Dim prospects for Europe boost chances of extra money printing
[FRANKFURT] A day after Mario Draghi presented a sobering economic outlook for the eurozone, the nervousness coursing through his European Central Bank was underscored by a fellow policy maker.
"There is serious uncertainty at the moment because you don't know exactly whether this is a pothole on the road or a landslide," said Ewald Nowotny, the head of Austria's central bank and member of the ECB's policy-setting Governing Council, of which Draghi is president.
Mr Nowotny was referring to the new threats to the world and eurozone economies from China's slowdown and market turmoil. As a result, there is increased pressure on the ECB to bolster its money-printing quantitative easing more than planned.
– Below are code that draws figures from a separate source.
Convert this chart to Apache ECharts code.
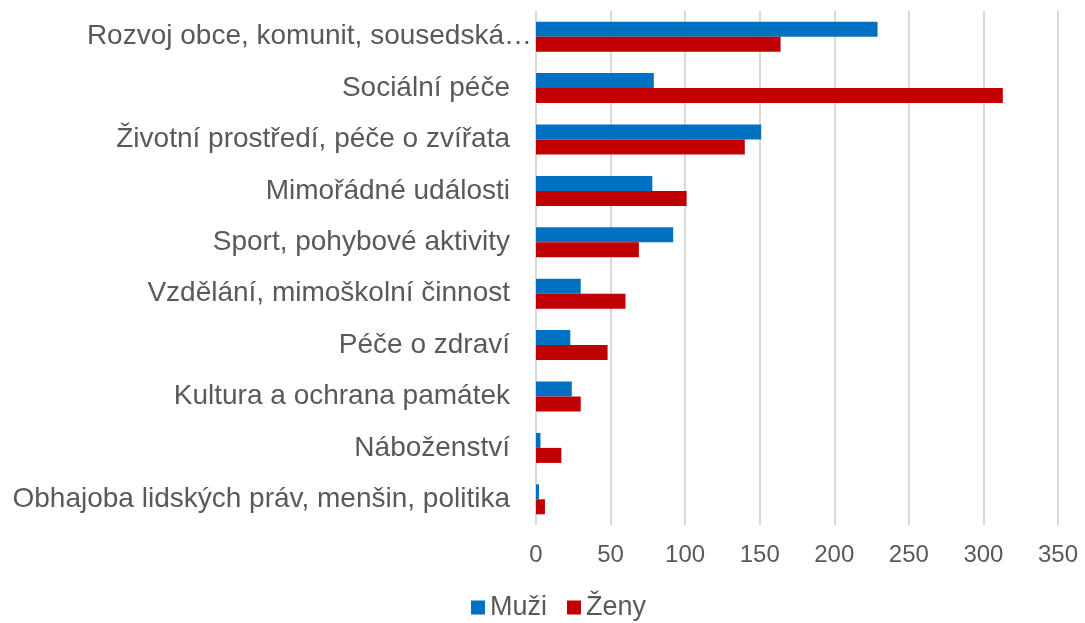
<!DOCTYPE html>
<html>
<head>
<meta charset="utf-8">
<script src="https://cdn.jsdelivr.net/npm/echarts@6/dist/echarts.min.js"></script>
<style>
html,body{margin:0;padding:0;background:#fff;}
#chart{width:1085px;height:623px;}
</style>
</head>
<body>
<div id="chart"></div>
<script>
const categories = [
  "Rozvoj obce, komunit, sousedská…",
  "Sociální péče",
  "Životní prostředí, péče o zvířata",
  "Mimořádné události",
  "Sport, pohybové aktivity",
  "Vzdělání, mimoškolní činnost",
  "Péče o zdraví",
  "Kultura a ochrana památek",
  "Náboženství",
  "Obhajoba lidských práv, menšin, politika"
];
const muzi = [229, 79, 151, 78, 92, 30, 23, 24, 3, 2];
const zeny = [164, 313, 140, 101, 69, 60, 48, 30, 17, 6];
const xTicks = { min: 0, max: 350, interval: 50 };

const chart = echarts.init(document.getElementById('chart'));
const font = '"Liberation Sans", Arial, sans-serif';
chart.setOption({
  animation: false,
  backgroundColor: '#ffffff',
  grid: { left: 536, right: 27, top: 11, bottom: 98, containLabel: false },
  legend: {
    data: ['Muži', 'Ženy'],
    bottom: -3,
    left: 466,
    itemWidth: 14,
    itemHeight: 14,
    itemGap: 20,
    icon: 'rect',
    textStyle: { color: '#595959', fontSize: 27, fontFamily: font }
  },
  xAxis: {
    type: 'value',
    min: xTicks.min, max: xTicks.max, interval: xTicks.interval,
    axisLine: { show: false },
    axisTick: { show: false },
    axisLabel: { color: '#595959', fontSize: 24, fontFamily: font, margin: 18 },
    splitLine: { show: true, lineStyle: { color: '#d9d9d9', width: 2 } }
  },
  yAxis: {
    type: 'category',
    data: categories,
    inverse: true,
    axisLine: { show: false },
    axisTick: { show: false },
    axisLabel: {
      color: '#595959', fontSize: 28, fontFamily: font, margin: 4,
      formatter: function (v, i) { return i === 0 ? '{a|' + v + '}' : '{b|' + v + '}'; },
      rich: {
        a: { color: '#595959', fontSize: 28, fontFamily: font },
        b: { color: '#595959', fontSize: 28, fontFamily: font, padding: [0, 22, 0, 0] }
      }
    }
  },
  series: [
    { name: 'Muži', type: 'bar', data: muzi, barWidth: 15, barGap: '0%',
      itemStyle: { color: '#0070C0' } },
    { name: 'Ženy', type: 'bar', data: zeny, barWidth: 15, barGap: '0%',
      itemStyle: { color: '#C00000' } }
  ]
});
</script>
</body>
</html>
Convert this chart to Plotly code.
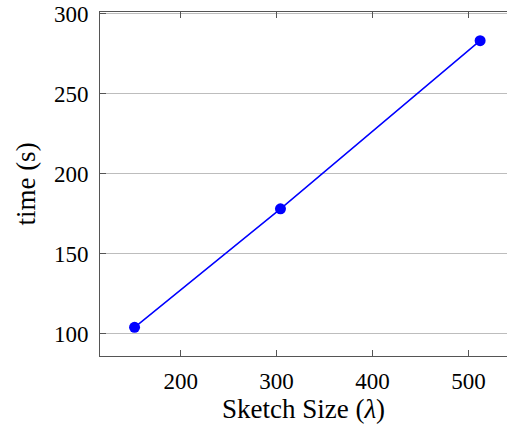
import plotly.graph_objects as go

sketch_size = [152, 304, 512]
time_s = [104, 178, 283]
x_ticks = [200, 300, 400, 500]
y_ticks = [100, 150, 200, 250, 300]

FONT = "Liberation Serif, DejaVu Serif, serif"

fig = go.Figure()
fig.add_trace(go.Scatter(
    x=sketch_size, y=time_s, mode="lines+markers",
    line=dict(color="#0000ff", width=1.5),
    marker=dict(color="#0000ff", size=11),
    showlegend=False,
))

fig.update_layout(
    width=507, height=428,
    margin=dict(l=100, r=0, t=12, b=72),
    paper_bgcolor="white", plot_bgcolor="white",
    font=dict(family=FONT, size=22, color="black"),
    xaxis=dict(
        range=[116, 540], tickvals=x_ticks, ticks="inside", ticklen=6,
        tickcolor="#555", showline=True, linecolor="#555", linewidth=1,
        mirror="ticks", showgrid=False, zeroline=False,
        ticklabelstandoff=4,
        tickfont=dict(family=FONT, size=23, color="black"),
        title=dict(text="Sketch Size (<i>λ</i>)", standoff=4,
                   font=dict(family=FONT, size=27, color="black")),
    ),
    yaxis=dict(
        range=[86.1, 300.9], tickvals=y_ticks, ticks="inside", ticklen=6,
        tickcolor="#555", showline=True, linecolor="#555", linewidth=1,
        showgrid=True, gridcolor="#bdbdbd", gridwidth=1, zeroline=False,
        ticklabelstandoff=6,
        tickfont=dict(family=FONT, size=23, color="black"),
        title=dict(text="time (s)", standoff=10,
                   font=dict(family=FONT, size=27, color="black")),
    ),
)

fig.write_html("out.html")
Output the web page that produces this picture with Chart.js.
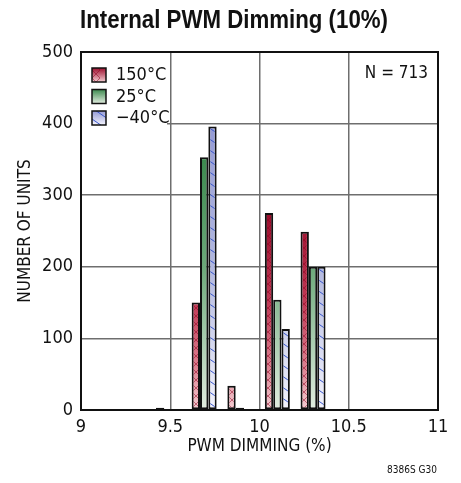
<!DOCTYPE html>
<html>
<head>
<meta charset="utf-8">
<script src="https://cdn.jsdelivr.net/npm/chart.js@4.4.1/dist/chart.umd.min.js"></script>
<style>
  html, body { margin: 0; padding: 0; background: #fff; }
  #wrap { width: 461px; height: 483px; }
</style>
</head>
<body>
<div id="wrap"><canvas id="histChart" width="461" height="483"></canvas></div>
<script>
// bin centres (PWM dimming %) and unit counts per temperature
const bins = [9.49, 9.69, 9.89, 10.1, 10.3];
const hot = [3, 150, 34, 275, 249];    // 150°C
const room = [0, 353, 3, 154, 200];    // 25°C
const cold = [0, 396, 0, 113, 200];    // -40°C
const seriesNames = ['150°C', '25°C', '\u221240°C'];
const xTicks = [9, 9.5, 10, 10.5, 11];
const yTicks = [0, 100, 200, 300, 400, 500];
const chartTitle = 'Internal PWM Dimming (10%)';

const FONT = "'Liberation Sans Narrow', 'DejaVu Sans Condensed', 'Liberation Sans', sans-serif";
Chart.defaults.font.family = FONT;
Chart.defaults.color = '#111';

const styles = {
    hot: { stops: [[0, '#7e001c'], [0.45, '#9c0e2d'], [0.7, '#c03a56'], [0.88, '#dc8090'], [1, '#f4cdd2']], hatch: 'cross', ink: 'rgba(140,0,30,0.5)' },
    room: { stops: [[0, '#25723a'], [0.3, '#3d8a4f'], [0.6, '#6ca97a'], [1, '#e2ede0']], hatch: null },
    cold: { stops: [[0, '#7a82c8'], [0.2, '#959bd6'], [0.6, '#b2b8e0'], [1, '#f3f3fc']], hatch: 'diag', ink: '#3a58cc' }
};

const fillCache = {};

function drawHatch(c, kind, ink, w, h) {
    c.strokeStyle = ink;
    c.lineWidth = 1;
    c.beginPath();
    if (kind === 'cross') {
        for (let y = -w; y < h + w; y += 8) {
            c.moveTo(0, y); c.lineTo(8, y + 8);
            c.moveTo(0, y + 8); c.lineTo(8, y);
        }
    } else if (kind === 'diag') {
        for (let y = -w; y < h + w; y += 11) {
            c.moveTo(0, y); c.lineTo(16, y + 11);
        }
    }
    c.stroke();
}

function makeFill(chart, key) {
    const area = chart.chartArea;
    const st = styles[key];
    if (!area) return st.stops[2][1];
    const id = key + area.top + '_' + area.bottom;
    if (fillCache[id]) return fillCache[id];
    const w = st.hatch === 'diag' ? 16 : 8;
    const h = chart.height;
    const tile = document.createElement('canvas');
    tile.width = w;
    tile.height = h;
    const c = tile.getContext('2d');
    const g = c.createLinearGradient(0, area.top, 0, area.bottom);
    st.stops.forEach(s => g.addColorStop(s[0], s[1]));
    c.fillStyle = g;
    c.fillRect(0, 0, w, h);
    if (st.hatch) drawHatch(c, st.hatch, st.ink, w, h);
    fillCache[id] = chart.ctx.createPattern(tile, 'repeat');
    return fillCache[id];
}

function points(values) {
    return bins.map((b, i) => ({ x: b, y: values[i] === 0 ? null : values[i] }));
}

const extras = {
    id: 'extras',
    afterDatasetsDraw(chart) {
        const ctx = chart.ctx;
        const a = chart.chartArea;
        ctx.save();
        // legend box inside plot
        ctx.fillStyle = '#fff';
        ctx.fillRect(a.left + 1, a.top + 1, 85, 72);
        const keys = ['hot', 'room', 'cold'];
        keys.forEach((k, i) => {
            const y = 68 + i * 21.5;
            const st = styles[k];
            const g = ctx.createLinearGradient(0, y, 0, y + 14);
            g.addColorStop(0, st.stops[1][1]);
            g.addColorStop(1, st.stops[st.stops.length - 1][1]);
            ctx.fillStyle = g;
            ctx.fillRect(92, y, 14, 14);
            if (st.hatch) {
                ctx.save();
                ctx.beginPath();
                ctx.rect(92, y, 14, 14);
                ctx.clip();
                ctx.translate(92, y);
                drawHatch(ctx, st.hatch, st.ink, 14, 14);
                ctx.restore();
            }
            ctx.strokeStyle = '#111';
            ctx.lineWidth = 1.5;
            ctx.strokeRect(92, y, 14, 14);
            ctx.fillStyle = '#111';
            ctx.font = '18px ' + FONT;
            ctx.textBaseline = 'middle';
            ctx.textAlign = 'left';
            ctx.fillText(seriesNames[i], 116, y + 7.5);
        });
        ctx.font = '17px ' + FONT;
        ctx.textAlign = 'right';
        ctx.fillText('N = 713', 428, 74);
        // frame
        ctx.strokeStyle = '#111';
        ctx.lineWidth = 2;
        ctx.strokeRect(a.left, a.top, a.right - a.left, a.bottom - a.top);
        ctx.font = '10px ' + FONT;
        ctx.fillText('8386S G30', 437, 470);
        // condensed bold title
        ctx.font = "bold 26px 'Liberation Sans', Arial, sans-serif";
        ctx.textAlign = 'center';
        ctx.textBaseline = 'alphabetic';
        const tw = ctx.measureText(chartTitle).width;
        const sx = Math.min(1, 308 / tw);
        ctx.translate(234, 28);
        ctx.scale(sx, 1);
        ctx.fillText(chartTitle, 0, 0);
        ctx.restore();
    }
};

const ctx = document.getElementById('histChart').getContext('2d');
const histChart = new Chart(ctx, {
    type: 'bar',
    data: {
        datasets: [
            { label: seriesNames[0], data: points(hot), backgroundColor: c => makeFill(c.chart, 'hot') },
            { label: seriesNames[1], data: points(room), backgroundColor: c => makeFill(c.chart, 'room') },
            { label: seriesNames[2], data: points(cold), backgroundColor: c => makeFill(c.chart, 'cold') }
        ]
    },
    options: {
        responsive: false,
        animation: false,
        layout: { padding: { left: 0, right: 23, top: 52, bottom: 0 } },
        datasets: {
            bar: {
                borderColor: '#111',
                borderWidth: 2,
                borderSkipped: false,
                categoryPercentage: 0.7,
                barPercentage: 1
            }
        },
        scales: {
            x: {
                type: 'linear',
                min: 9,
                max: 11,
                offset: false,
                afterBuildTicks: s => { s.ticks = xTicks.map(v => ({ value: v })); },
                afterFit: s => { s.height = 73; },
                ticks: { callback: v => String(v), font: { size: 18 }, padding: 7, maxRotation: 0 },
                grid: { color: '#6e6e6e', lineWidth: 1.5, offset: false, drawTicks: false },
                border: { color: '#111', width: 2 },
                title: { display: true, text: 'PWM DIMMING (%)', font: { size: 17 }, padding: { top: 0, bottom: 26 } }
            },
            y: {
                min: 0,
                max: 500,
                afterBuildTicks: s => { s.ticks = yTicks.map(v => ({ value: v })); },
                afterFit: s => { s.width = 81; },
                ticks: { font: { size: 18 }, padding: 8 },
                grid: { color: '#6e6e6e', lineWidth: 1.5, drawTicks: false },
                border: { color: '#111', width: 2 },
                title: { display: true, text: 'NUMBER OF UNITS', font: { size: 17 }, padding: { top: 15, bottom: 0 } }
            }
        },
        plugins: {
            legend: { display: false },
            tooltip: { enabled: false },
            title: { display: false }
        }
    },
    plugins: [extras]
});
</script>
</body>
</html>
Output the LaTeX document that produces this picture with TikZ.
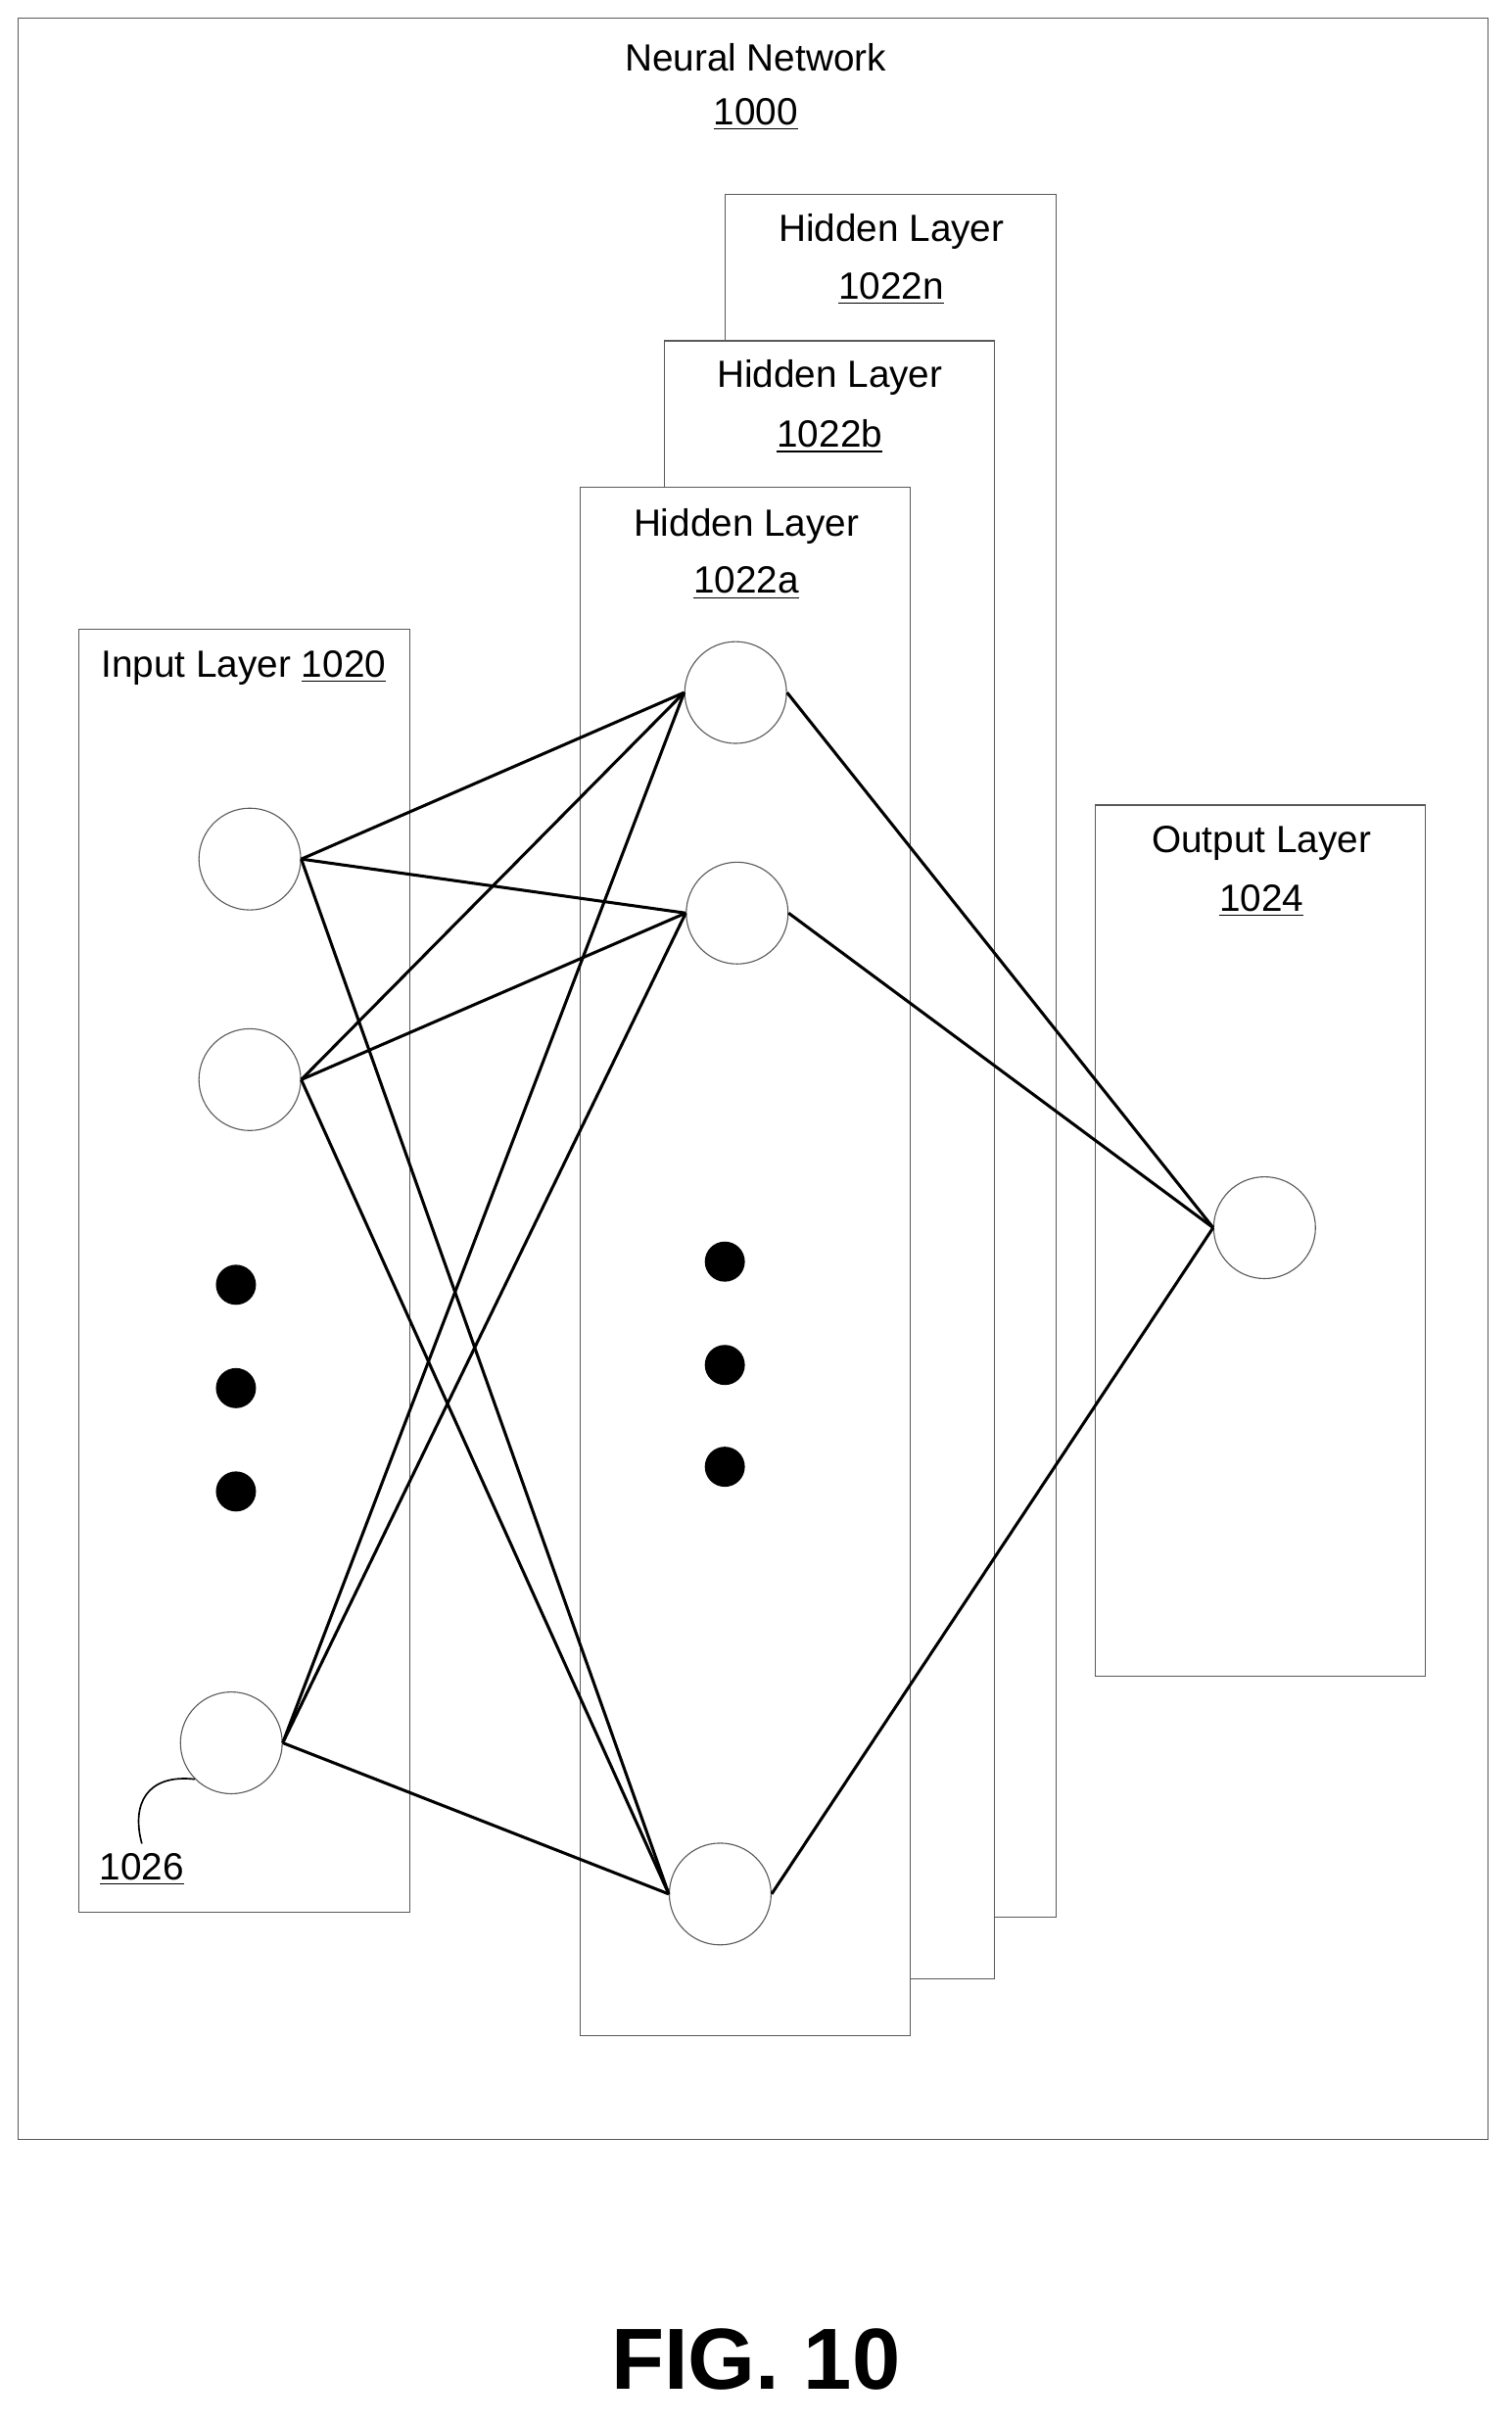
\documentclass[tikz,border=0pt]{standalone}
\usepackage{fontspec}
\setmainfont{Liberation Sans}
\usepackage{tikz}

\begin{document}
\begin{tikzpicture}[x=0.02cm,y=-0.02cm,
  layer/.style={draw,gray!70!black,fill=white},
  unit/.style={circle,draw,gray!70!black,minimum size=1.32cm,inner sep=0pt},
  dot/.style={circle,fill=black,minimum size=0.52cm,inner sep=0pt},
  lbl/.style={font=\fontsize{14}{17}\selectfont,align=center},
  link/.style={line width=1.1pt}]
\useasboundingbox (0,0) rectangle (980,1571);
\draw[gray!70!black] (12,12) rectangle (965,1387);
\node[lbl] (title) at (490,37) {Neural Network};
\node[lbl] (titlenum) at (490,74) {\underline{1000}};
% hidden layers, back to front
\draw[layer] (470,126) rectangle (685,1243);
\node[lbl] at (578,150) {Hidden Layer};
\node[lbl] at (578,187) {\underline{1022n}};
\draw[layer] (431,221) rectangle (645,1283);
\node[lbl] at (538,245) {Hidden Layer};
\node[lbl] at (538,283) {\underline{1022b}};
\draw[layer] (376,316) rectangle (590,1320);
\node[lbl] at (484,341) {Hidden Layer};
\node[lbl] at (484,378) {\underline{1022a}};
% input and output layers
\draw[layer,fill=none] (51,408) rectangle (266,1240);
\node[lbl] at (158,433) {Input Layer \underline{1020}};
\draw[layer] (710,522) rectangle (924,1087);
\node[lbl] at (818,547) {Output Layer};
\node[lbl] at (818,584) {\underline{1024}};
% units
\node[unit] (i1) at (162,557) {};
\node[unit] (i2) at (162,700) {};
\node[unit] (in) at (150,1130) {};
\node[unit] (h1) at (477,449) {};
\node[unit] (h2) at (478,592) {};
\node[unit] (hn) at (467,1228) {};
\node[unit] (o1) at (820,796) {};
\foreach \y in {833,900,967} \node[dot] at (153,\y) {};
\foreach \y in {818,885,951} \node[dot] at (470,\y) {};
% connections
\foreach \s in {i1,i2,in}
  \foreach \t in {h1,h2,hn}
    \draw[link] (\s.east) -- (\t.west);
\foreach \s in {h1,h2,hn}
  \draw[link] (\s.east) -- (o1.west);
\node[lbl] (ref) at (92,1212) {\underline{1026}};
\draw[semithick] (in.south west) .. controls (95,1150) and (85,1170) .. (ref.north);
\node[font=\bfseries\fontsize{32}{38}\selectfont] (fig) at (490,1530) {FIG. 10};
\end{tikzpicture}
\end{document}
Benchmarks used to measure the euro zone economy, whether on lending or economic output are modest, despite a 60 billion euro a month ECB scheme to buy chiefly government bonds.
As oil prices tumble, price inflation, one of the key ways of taking the economy's pulse, has fallen to 0.2 per cent. Mr Draghi has warned that it could yet dip into the red - a danger zone for the ECB whose goal it is to keep it nudging 2 per cent.
To make matters worse, China is in trouble.
Mr Draghi said on Thursday that he was seeking to find out more about China's problems at a meeting of the Group of 20 leading global economies, whose finance ministers and central bankers gather in the Turkish capital of Ankara on Friday and Saturday.
"We have to see whether these effects are transitory or permanent," Mr Draghi told reporters. "Then we will decide whether to do more."
'More' would be to increase asset buying. The ECB has already made some changes, adjusting the limits on the amount of a bond issue it can buy.
That has been taken by some investors to mean enhanced QE is on the way - possibly, they hope, by raising the current 60 billion euro a month spend to, say, 80 billion euros.
A senior delegate at the G20 told Reuters that the group is likely to send a "reassuring" message on China and will not single out Beijing for criticism over its recent market turmoil.
But brushing off China's difficulties will not be that easy. The gloomy economic-forecast downgrades at the ECB on Thursday were made before the Chinese market meltdown.
"It is not a cyclical problem," said Chang Chun Hua, an economist with Nomura in Hong Kong, pointing to a steep fall in property investment due to a glut of newly built homes as the key reason for the fall. "It will not rebound. It's a trend. (Chinese) growth will continue to slow."
Nonetheless, Mr Draghi may gloss over China's problems for now, not least because of the limits he faces in responding.
Germany, the economic anchor of the eurozone, and its ultra conservative Bundesbank will be hostile to any extension of money printing beyond its planned end date of September 2016 - another possibility raised by Mr Draghi this week.
Jens Weidmann, the head of the Bundesbank, played down the latest market turbulence in China on Friday.
"I don't see a lasting danger for the global economy," he said, cautioning, as often before, of the 'limits of what a very expansive monetary policy can achieve'.
This is a widely held view in Germany and one that will make it hard for Draghi to keep the money printing presses humming longer than planned.
"It would be wrong to react too quickly," said Volker Wieland, one of the influential group that advises the German government on economic policy. "We can't be paralysed by these long-range (inflation) targets like a rabbit in the headlights."